Hasia Diner is the Paul and Sylvia Steinberg Professor of American Jewish History at New York University, with joint appointment in the department of history and the Skirball Department of Hebrew and Judaic Studies. She is also director of the Goldstein Goren Center for American Jewish History. She has built her scholarly career around the study of American Jewish history, American immigration and ethnic history, and the history of American women. She has written about the ways in which American Jews in the early twentieth century reacted to the issue of race and the suffering of African Americans, and the process by which American Jews came to invest deep meaning in New York's Lower East Side. She is the author of We Remember with Reverence and Love: American Jews and the Myth of Silence After the Holocaust (2009), winner of a National Jewish Book Award and the American Jewish Historical Society's Saul Viener Prize, and Roads Taken: The Great Jewish Migration to the New World and the Peddlers Who Led the Way (2015), a global history of Jewish peddling and Jewish migrations. She is a coeditor of 1929: Mapping the Jewish World (2013), winner of a National Jewish Book Award for anthologies.

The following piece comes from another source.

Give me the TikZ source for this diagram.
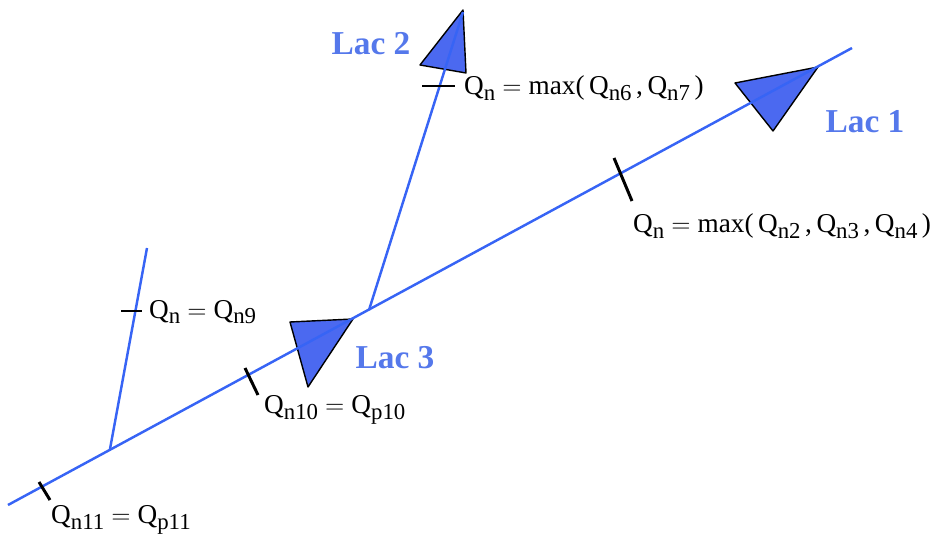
\documentclass[tikz,border=0pt]{standalone}
\usepackage{fontspec}
\setmainfont{Liberation Serif}
\definecolor{riverblue}{RGB}{55,100,245}
\definecolor{lakeblue}{RGB}{75,105,240}
\definecolor{lacname}{RGB}{85,120,235}
\newcommand{\sbs}[1]{\raisebox{-0.45ex}{\fontsize{13}{14}\selectfont #1}}
\newcommand{\eqsign}{\hspace{4pt}$=$\hspace{4pt}}

\begin{document}
\begin{tikzpicture}[x=0.02cm, y=-0.02cm, line width=1.4pt,
  river/.style={draw=riverblue, line width=1.4pt},
  lake/.style={fill=lakeblue, draw=black, line width=0.8pt, line join=round},
  tick/.style={draw=black, line width=1.7pt},
  lacname/.style={font=\fontsize{19}{21}\selectfont\bfseries, text=lacname},
  formula/.style={font=\fontsize{15.5}{18}\selectfont, anchor=west, inner sep=0pt}]
  \useasboundingbox (0,0) rectangle (935,543);

  % lakes
  \filldraw[lake] (735,83) -- (818,67) -- (773,131) -- cycle;
  \filldraw[lake] (463,10) -- (420,65) -- (466,73) -- cycle;
  \filldraw[lake] (290,322) -- (353,319) -- (308,387) -- cycle;

  % river network
  \coordinate (aval) at (8,505);
  \coordinate (amont) at (852,48);
  \coordinate (conf2) at (369,310);
  \coordinate (src2) at (463,12);
  \coordinate (conf9) at (110,449);
  \coordinate (src9) at (147,248);
  \draw[river] (aval) -- (amont);
  \draw[river] (conf2) -- (src2);
  \draw[river] (conf9) -- (src9);

  % section marks
  \coordinate (t1a) at (614,158);
  \coordinate (t1b) at (632,201);
  \coordinate (t2a) at (422,86);
  \coordinate (t2b) at (455,86);
  \coordinate (t9a) at (121,311);
  \coordinate (t9b) at (142,311);
  \coordinate (t10a) at (245,368);
  \coordinate (t10b) at (258,395);
  \coordinate (t11a) at (39,482);
  \coordinate (t11b) at (50,500);
  \draw[tick] (t1a) -- (t1b);
  \draw[tick] (t2a) -- (t2b);
  \draw[tick] (t9a) -- (t9b);
  \draw[tick] (t10a) -- (t10b);
  \draw[tick] (t11a) -- (t11b);

  % lake names
  \node[lacname] (lac1) at (865,122) {Lac 1};
  \node[lacname] (lac2) at (371,44) {Lac 2};
  \node[lacname] (lac3) at (395,358) {Lac 3};

  % flows
  \node[formula] (q2) at (463,88) {Q\sbs{n}\eqsign max(\,Q\sbs{n6}\,,\,Q\sbs{n7}\,)};
  \node[formula] (q1) at (632,226) {Q\sbs{n}\eqsign max(\,Q\sbs{n2}\,,\,Q\sbs{n3}\,,\,Q\sbs{n4}\,)};
  \node[formula] (q9) at (148,312) {Q\sbs{n}\eqsign Q\sbs{n9}};
  \node[formula] (q10) at (263,410) {Q\sbs{n10}\eqsign Q\sbs{p10}};
  \node[formula] (q11) at (50,520) {Q\sbs{n11}\eqsign Q\sbs{p11}};
\end{tikzpicture}
\end{document}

A Guggenheim Fellow, Diner has also written about other immigrant groups and the contours of their migration and settlement, including a study of Irish immigrant women and of Irish, Italian, and east European Jewish foodways. She is an elected member of both the Society of American Historians and the American Academy of Jewish Research, and lectures widely to scholarly and community audiences on a range of topics.

NEW IN 2022: Immigration: An American History, with Carl J. Bon Tempo (Yale Press)

OAH Lectures by Hasia Diner

How did New York's Lower East Side come to be the place from which American Jews, and indeed others as well, tell their story? How did it come to be, if looking for an analogy, their Plymouth Rock? The actual history of this area of New York differs dramatically from the narrative of it as an all-Jewish place, shaped by the east European immigrants after the 1880s and this lecture explores the disjunctions between the history and the memory of the neighborhood.

In the decades from the end of the 19th century into the 1920s Irish Americans served as models and mentors to Jews, both communal elites and new immigrants. In such settings as labor unions, public schools in the large cities, and the politics of the urban machines, Irish women and men provided crucial points of entry to Jews. Over the course of those decades Irish writers defended the Jews against the anti-semitism generated by white, Protestant, native-born Americans and Irish Catholic universities opened the doors of their professional schools, just as elite universities set up quotas against Jews. This lecture explores this little known example of cross ethnic co-operation and ponders why it happened.